I asked if he had a favourite of the films he’d made: ‘No way to tell you. Actually, it would be a series of steps. My favourite early one would be “Rawhide” with Tyrone Power and Susan Hayward (pictured with Elam left) in 1950 because it’s the one that blasted my career and I’ve never been out of work since. Then, I’d go to “Support Your Local Sheriff” with Jim Garner (pictured below) because that was the change into comedy. There’ve been many that I loved. Listen, let me tell you something. I would have been very happy to have played that Frankenstein monster the rest of my life. I loved that sonofabitch. I like Bully in this show and it’s a nice company. I just don’t like the process. I don’t like the live camera stuff.’
In an earlier press conference, he said Burt Kennedy (‘The Rounders’, ‘The War Wagon’, ‘Support Your Local Sheriff’) was the best director of westerns he’d worked with and I told him that surprised me given all the directors he’d worked with. He said, ‘I’ll tell you what surprised the shit out of me: somebody just asked me what has he done. I thought, you’re putting me on. Burt Kennedy, in my opinion, has done some of the best westerns. For example, ‘Support Your Local Sheriff’ was one of the biggest grossing westerns of the year. It won the Box Office Award, all kinds of award. I can’t believe that people don’t know what Burt Kennedy has done.’

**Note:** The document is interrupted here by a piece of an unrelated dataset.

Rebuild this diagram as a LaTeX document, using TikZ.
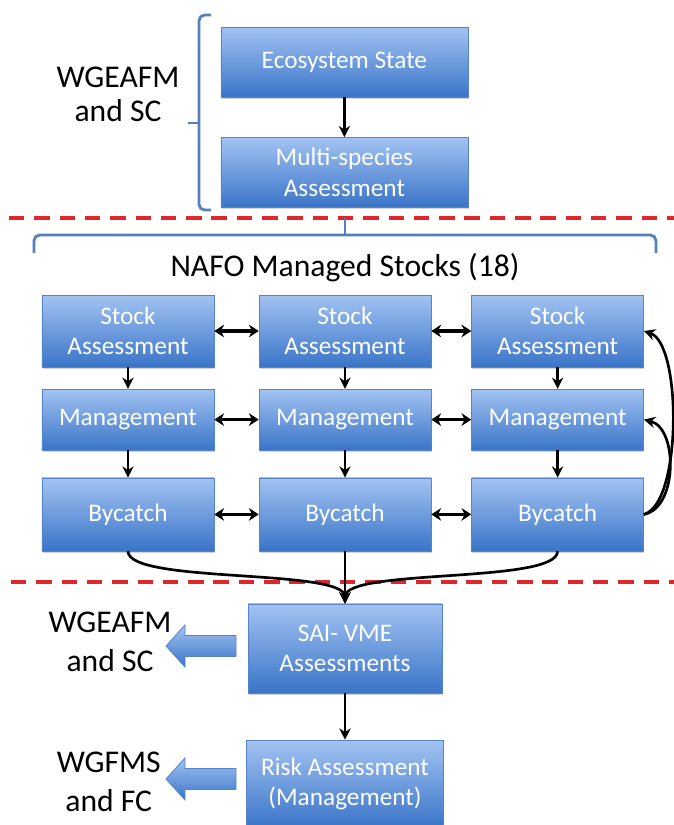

He put Howard Hawks (‘Rio Bravo’, ‘El Dorado’, ‘Rio Lobo’) in second place: ‘I put Howard at number two because Howard’s gone and Burt is a personal friend. I did only a couple of pictures for Howard. I’ve done nine for Burt so that becomes a difference. I think he’s very definitely in Howard’s category, though, because they work the same way. Howard was very easy. We’d sit around, talk about the script, he’d ask if we had any ideas, any changes we wanted to make. He’d ask Duke what d’you think? Duke’d say, well, I think we oughta come over the hill there, we oughta have more guys than we’ve got. Howard would say, fine, Duke, we’ll do that. It was very congenial but he had his finger on everything going on.’
Did they think they were creating art? ‘No, it was just let’s do it. It was our job. It was a professional thing. Our job is to make a movie. In those days … let’s go back to Gary Cooper, Clark Gable, Robert Taylor, those guys. I never saw one of ‘em ever late. Duke Wayne (with Elam in ‘Rio Lobo’ below). They were never late. I never saw one of ‘em didn’t know his lines. They came prepared, they came on time. They expected to have to work, it was a profession. The making of the picture itself, they didn’t consider themselves some special kind of artist. They considered themselves, I don’t know, actors who were just hired to fill a role.’ Were the directors were in sync with that? ‘Oh, yes, absolutely, right down the line. In those days, the directors, even the ones that were mean like John Farrow (“Ride Vaquero” 1953), he was kind of a mean man but he was right on the nose.’
Was working with Sergio Leone different? ‘Well, Leone had all the money and all the time in the world so it was almost like a game to him. I don’t know that I ever made a contact with him because I only did the one show with him and I was on it only about ten days.’ Leone directed Elam in one of the most iconic scenes in western movies – a man, a gun and a housefly. In the opening scene of Sergio Leone’s epic ‘Once Upon a Time in the West’ (below), three bored gunmen await the arrival of a train at a dusty frontier outpost. One of them, played by Elam, sits in a chair as flies buzz around his grizzled chin when suddenly he traps a fly in the barrel of his six-shooter. The special effects man had a fly on a wire and they could have done the shot in two hours, he told me: ‘Leone said no, no, he wanted it to fly. We took a day and a half before I caught a fucking fly. He smeared apricot jam from the lunch table on my beard thinking it would attract flies. Well, they came to my beard but they wouldn’t go where I could catch ‘em. Then he smeared honey in my beard. No luck. One afternoon, we broke and there was some watermelon on the set. He spread some watermelon on me. Millions of flies came and I caught a fly.’ Leone offered him another film afterwards but Elam said drily, ‘I had a good enough time on that one. I was busy so I said I’ll just pass.’
Did spaghetti westerns ruin things for the Hollywood western? Elam said, ‘I think the greatest damage was probably “Blazing Saddles”. It was a big success, a $100 million gross or whatever it was but it made fun of westerns and I don’t think you can make fun of westerns and then come back. Burt Kennedy had two or three good prokects in the works and he and I went to see “Blazing Saddles” amd neither one of us liked it. All of his projects were cancelled because none of them were comedies. Go back and look at the record, there were no westerns made since that date except the occasional one or two like ‘Pale Rider’, there would be one or two but that ended the eight or ten westerns a year, that ended it.’ I suggested that perhaps sci-fi movies also contributed as they were westerns in space: ‘I think they probably had a lot to do with it. We have a generation now … I don’t see any cowboys. I see “Star Wars” with kids … I’ve got two kids and I don’t see any cowboys at home. Westerns are too straight, maybe, there’s a black hat, there’s a white hat.’ What about Rambo? ‘I can’t relate him to a western at all. That’s something kids can understand because there’s no dreaming to that. Let me play you some cowboy music, there’s a dream to the cowboy. The cowboy’s a quiet soul. Go look at the westerns, really look at Gary Cooper and Bob Taylor and those westerns they did, and Kirk Douglas, those guys, they don’t come on in front. Rambo is a front character, it’s another personality entirely so I don’t see any relationship of any kid. Of course, I’m in love with the other thing.’